ふたつ目には、鈴鹿峠を越えるのはだいたい真冬ですから、上述した豊橋同様に、列車で帰ってきて駅からできるだけ近い宿の方が身体を冷やさずに済むという理由がありました。
亀山駅前の夜はお店が殆ど閉まっており、それこそホテルエコノの周囲までゆかねば夕食は食べられないのですが、日常遅い時間帯にものを口に入れる習慣が無いので、旧街道を日没までに走り終えてのち、水口や貴生川で早目の夕食を取り、まるで夜汽車のようになった関西本線で亀山まで戻ってきていたので、駅からはホテルの部屋に直行し、翌日の早起きに供えて身体を温めてすぐに寝たかったのです。
ホテルのチェーンに加盟して、また値段が高めになってしまいましたが、それができるということは、ホテルの部屋が広く、ファシリティも急ごしらえのビジネスホテル(のっぽなマンションタイプが多い)よりは良いという証拠でしょう。
このあたりは旅慣れていないと見極めにくいかもしれません。

(ご覧の通り、新横浜を6時に出ると、名古屋には7時半より前に到着します)
旧東海道はやはり東京大坂間にあってビジネスホテルの多い街が殆どですからこれで良いと思うのですが、他の街道、つまり中山道、甲州街道、日光・奥州街道などは、関東地方を出てしまったら宿泊はどうなるのだろうと感じました。

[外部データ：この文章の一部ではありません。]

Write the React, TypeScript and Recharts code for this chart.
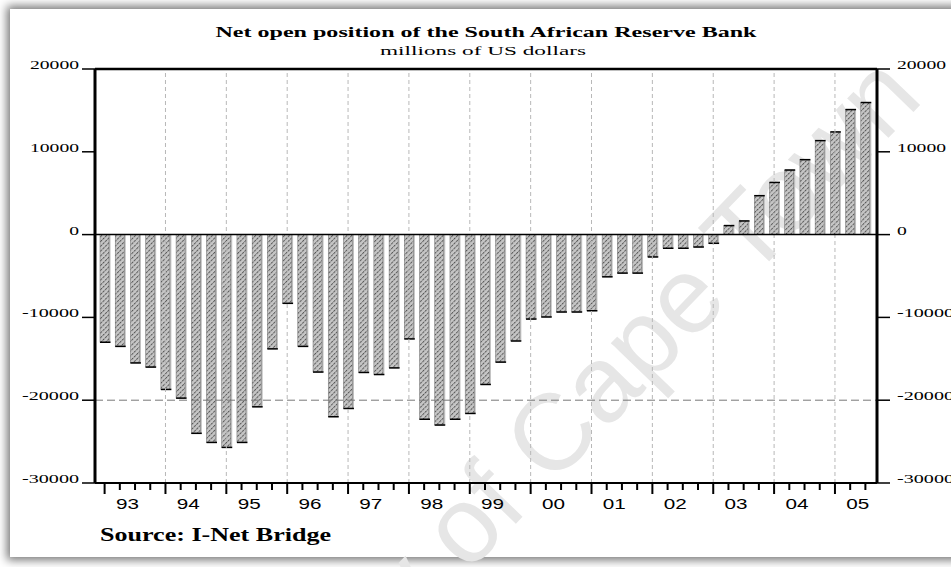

しかし、ブロンプトンを利用した尺取虫方式の旅は、宿泊施設に泊まる際も、歩き旅よりはずっと気楽でした。
なぜなら、徒歩ほど身体がボロボロに疲れませんし、ホテルを予約していてそこまで行かねばならないと分かっていても、街道から鉄道駅へはわりとすぐにアクセスできるため、旧街道のペースが狂っても、簡単に修正が効いたからです。
何よりも、連休がらみの週末とはいえ、普段スーツ姿のビジネスマンが利用しているホテルを、ブロンプトンをつれてカジュアルに利用するというのは、かつて仕事にしていた観光目的の旅とも大きく異なっていて、ホテルに戻ってきてベッドでストレッチしていると、「これだ、自分の求めていた旅は」という思いを強くしました。
今のビジネスホテルにはフィットネスルームがある宿も増えてきているらしいですが、仕事を終えてからそんなことしなくても、宿泊施設から出張先まで自転車で往復するという手があるのにと思ってしまいました。
もし私がかつてのようにスーツを着る仕事をしていたら、許される限りの範囲で自転車を利用するでしょうし、そうしたら頭の上にヘルメットを被っていたかもしれません。